秋葉 ここにきて人手不足と言われています。人を募集しても全く採れなくなっています。採用できても時間単価が上昇し続けている。そこで、安易に外国人に頼ろうとしていますが、そもそも今までさまざまな経験に培われてきた人の中で、教育程度もモラルも違う、文化も違う、全くベースが違う人達と一緒に仕事すること自体も課題です。その過程には多くの困難を伴うことになります。全く違うアプローチと言ったのは、人ありきの発想、例えばこれまで人がやっていた部分をロボットに任せるという、ある部分をロボットなり機械に置き換えていく発想ではなく、全く逆の発想が必要です。
―― 逆の発想とは。
秋葉 人にやってもらう発想ではなく、逆にロボットやマテハンありきで考え、どうしても人間にしかできない部分を人間が行うようにする。プロセスをきめ細かく切ることで、本当に人間じゃないとできない業務を再整理することだろうと思っています。例えば、ネット通販での返品に対する再検品があります。ほとんどの場合、色やサイズが違うだけなので売れる可能性の高い商品です。この場合、ほとんど人の手でやっていました。ただ、人間の力が必要なのは再販するためにどんな処理をする必要があるかの判断だけです。それ以外のところは人間以外、つまり機器類でできることです。人間ありきでプロセスを考えるのではなく、人間しかできない部分を極力細かなプロセス単位で抽出して業務プロセスを再構築することです。

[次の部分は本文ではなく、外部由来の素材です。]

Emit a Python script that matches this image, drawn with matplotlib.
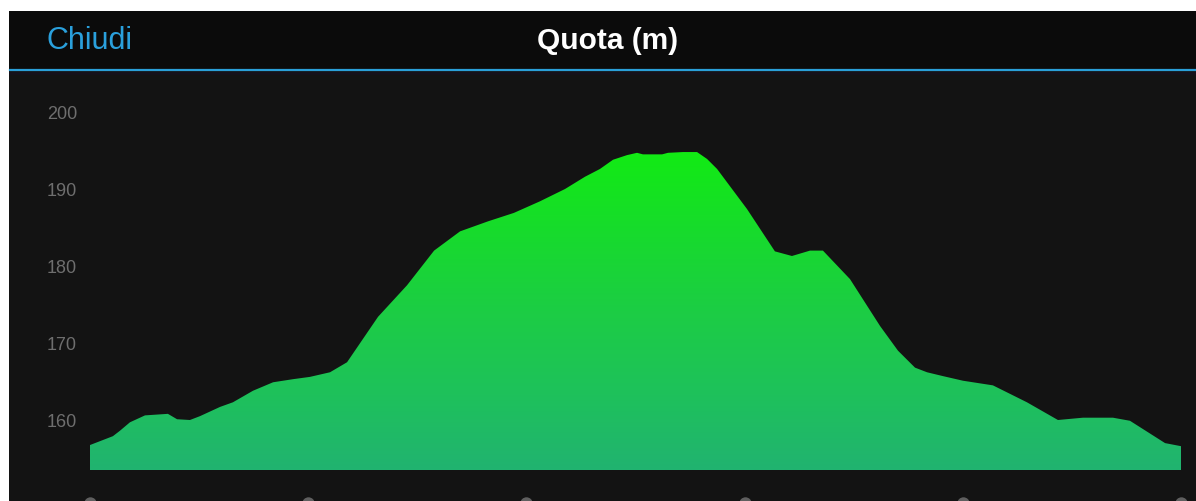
import numpy as np
import matplotlib

matplotlib.use("Agg")
import matplotlib.pyplot as plt  # noqa: E402
from matplotlib.colors import LinearSegmentedColormap  # noqa: E402
from matplotlib.patches import Polygon  # noqa: E402

# elevation profile (distance in tick units, altitude m)
distance = [
    0.000, 0.105, 0.137, 0.183, 0.252, 0.357, 0.399, 0.458, 0.504, 0.596,
    0.655, 0.747, 0.839, 0.930, 1.008, 1.100, 1.178, 1.320, 1.453, 1.577,
    1.696, 1.824, 1.943, 2.062, 2.177, 2.269, 2.337, 2.397, 2.461, 2.507,
    2.534, 2.622, 2.649, 2.718, 2.782, 2.828, 2.874, 3.011, 3.139, 3.217,
    3.300, 3.359, 3.483, 3.621, 3.703, 3.781, 3.836, 3.909, 4.001, 4.138,
    4.294, 4.436, 4.551, 4.688, 4.766, 4.927, 5.000,
]
altitude = [
    156.75, 157.9, 158.6, 159.7, 160.6, 160.8, 160.1, 160.0, 160.5, 161.7,
    162.3, 163.8, 164.9, 165.3, 165.6, 166.2, 167.5, 173.4, 177.5, 182.0,
    184.5, 185.8, 186.9, 188.4, 190.0, 191.6, 192.6, 193.8, 194.4, 194.7,
    194.5, 194.5, 194.7, 194.8, 194.8, 193.9, 192.6, 187.4, 181.9, 181.3,
    182.0, 182.0, 178.3, 172.2, 169.0, 166.8, 166.2, 165.7, 165.1, 164.5,
    162.3, 160.0, 160.3, 160.3, 159.9, 157.0, 156.6,
]
base_alt = 153.5
y_ticks = [160, 170, 180, 190, 200]
x_ticks = [0, 1, 2, 3, 4, 5]

title = "Quota (m)"
close_label = "Chiudi"

W, H = 1196, 502
fig = plt.figure(figsize=(W / 100, H / 100), dpi=100, facecolor="white")

# dark app background (white margin top/left like the screenshot)
bg = fig.add_axes([9 / W, 0, 1 - 9 / W, 1 - 12 / H])
bg.set_axis_off()
bg.set_xlim(0, 1)
bg.set_ylim(0, 1)
bg.add_patch(plt.Rectangle((0, 0), 1, 1, color="#131313", transform=bg.transAxes))
hdr_h = (70 - 12) / (H - 12)
bg.add_patch(plt.Rectangle((0, 1 - hdr_h), 1, hdr_h, color="#0b0b0b", transform=bg.transAxes))

# header texts and blue separator
fig.text(46 / W, 1 - 41 / H, close_label, color="#2aa0dc", fontsize=22,
         family="Liberation Sans", ha="left", va="center")
fig.text(608 / W, 1 - 41 / H, title, color="white", fontsize=21.5, fontweight="bold",
         family="Liberation Sans", ha="center", va="center")
fig.add_artist(plt.Line2D([9.5 / W, 1], [1 - 70.5 / H, 1 - 70.5 / H], color="#2a9fd8", lw=1.6))
fig.add_artist(plt.Line2D([9.5 / W, 1], [1 - 74 / H, 1 - 74 / H], color="#15111b", lw=2.0))

# plot axes: px 90 -> 0, px 1181 -> 5 ; 160 m at y=421 px, 7.7 px per m
px_per_x = (1181 - 90) / 5
px_per_m = 7.7
ax_top = 76
ax = fig.add_axes([9 / W, 0, 1 - 9 / W, 1 - ax_top / H])
ax.set_facecolor("none")
ax.set_xlim((9 - 90) / px_per_x, (W - 90) / px_per_x)
ax.set_ylim(160 - (H - 421) / px_per_m, 160 + (421 - ax_top) / px_per_m)
ax.set_axis_off()

# gradient fill under the profile
cmap = LinearSegmentedColormap.from_list(
    "quota", ["#21b370", "#1ec25a", "#1ccd44", "#17db2c", "#12eb14"], N=256)
grad = np.linspace(0, 1, 256).reshape(-1, 1)
top_alt = max(altitude)
img = ax.imshow(grad, cmap=cmap, origin="lower", aspect="auto",
                extent=[distance[0], distance[-1], base_alt, top_alt], zorder=2)
verts = [(distance[0], base_alt)] + list(zip(distance, altitude)) + [(distance[-1], base_alt)]
clip = Polygon(verts, closed=True, facecolor="none", edgecolor="none", transform=ax.transData)
ax.add_patch(clip)
img.set_clip_path(clip)

# y tick labels
for v in y_ticks:
    ax.text((62 - 90) / px_per_x, v - 2 / px_per_m, str(v), color="#6e6e6e", fontsize=13,
            family="Liberation Sans", ha="center", va="center")

# x tick markers, cut by the bottom edge
ax.scatter(x_ticks, [160 - (504 - 421) / px_per_m] * len(x_ticks), s=80,
           color="#5f5f5f", clip_on=False, zorder=3, linewidths=0)

fig.savefig("out.png", dpi=100, facecolor="white")
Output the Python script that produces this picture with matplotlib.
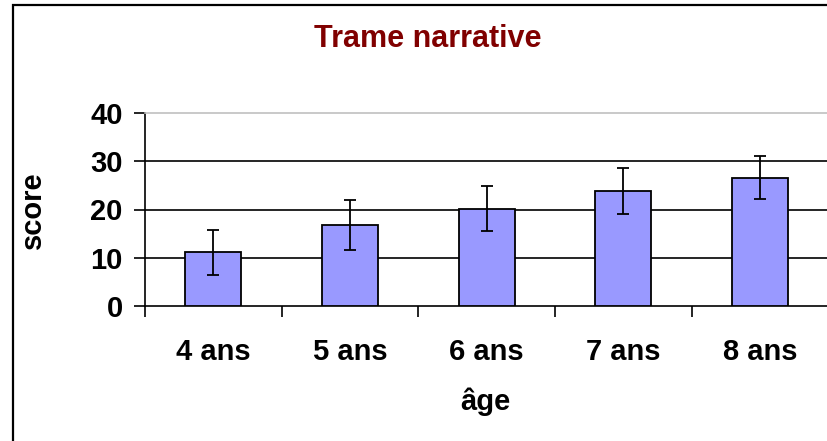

―― ある意味究極的な自動化、そして一気通貫のシステム構築を目指していると。
秋葉 そうですね。そういうところから進めていきたいと思います。そのためには、自らオペレーションをやってそこから課題を抽出して解決していくことを見せていかないと、次世代ロジスティクスのプラットフォームをサービス提供できないことになります。お客様から、大和ハウスグループで物流オペレーションができるのかと問われれば、やって見せて納得してもらわなければなりません。